Готовилось большое сражение, а в такие часы забываешь об усталости, даже об ужине и сне.

Четвертый батальон капитана Зайцева я берег для ввода в бой. Своего начштаба и неустанного Борисова послал в помощь начальнику школы Михайлову. Используя естественные заграждения, они укрепили на этом участке оборону. В течение ночи курсанты надежно зарылись в землю, и к утру на пути противника выросла серьезная преграда.

Начальника разведки Алексея Питерских я не видел с вечера и уже тревожился о нем. Этот смелый, находчивый, никогда не унывающий офицер добывал для штаба бригады исключительно ценные сведения. Он ходил в разведку то с младшим политруком Ржечуком, то с переводчиком Пасечником, то с двумя-тремя отобранными им бойцами, пробирался в боевые порядки гитлеровцев, приводил «языка».

Питерских, как говорили наши офицеры, «исключительно везло». Но за этим «везением» крылись хладнокровный расчет, высокое самообладание и мужество.

Если он отсутствовал несколько часов подряд, у меня не было сомнения, что Алексей действует на переднем крае.

И на этот раз я не сомневался, что бывалый разведчик вернется к утру, коротко, четко изложит добытые сведения, а потом, улыбнувшись, скажет, что у него имеются веские подтверждения этих данных, и кивнет бойцам, а те введут в блиндаж еще одного перепуганного до смерти гитлеровца.

Стройный, красивый, с открытым волевым лицом, с веселым взглядом из-под густых бровей, в свободные минуты, беседуя с товарищами; он снова, словно невзначай, вспомнит о своем родном Владивостоке, городе, который он так любил…

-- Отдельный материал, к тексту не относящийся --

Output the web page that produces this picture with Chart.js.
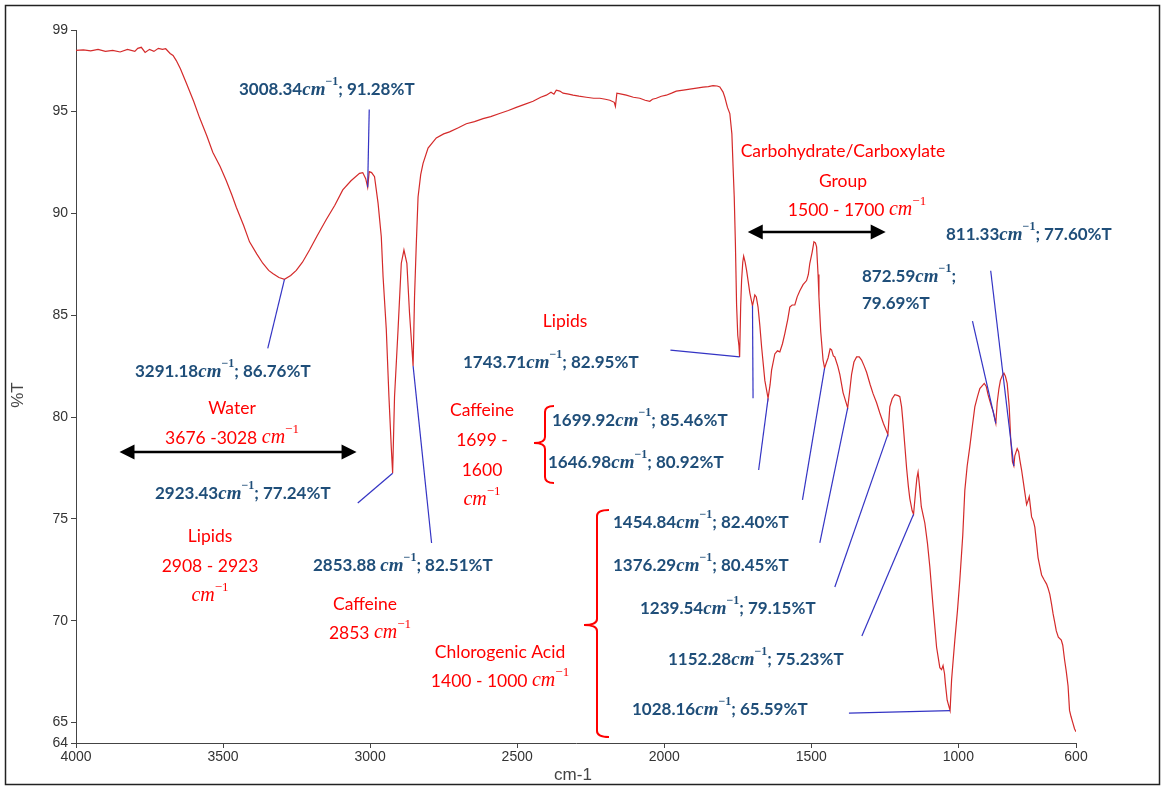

Но ни в эту ночь, ни утром свидеться с Алексеем Питерских мне не довелось.

Я заметил, как, сняв трубку и отозвавшись на вызов, вдруг побледнел молодой телефонист, и расслышал, как дрогнул его голос.

— Товарищ полковник… беда… Начальник разведки Питерских…

Я бросился к телефону.

— Что?

Докладывали из первого батальона. Возвращаясь из расположения противника, Алексей Питерских погиб в неравной схватке.

Я осторожно положил телефонную трубку. Это была тяжелая утрата. И хотя смерть стала привычной в этом лесу, мне еще долго не верилось, что Алеша Питерских не вернется.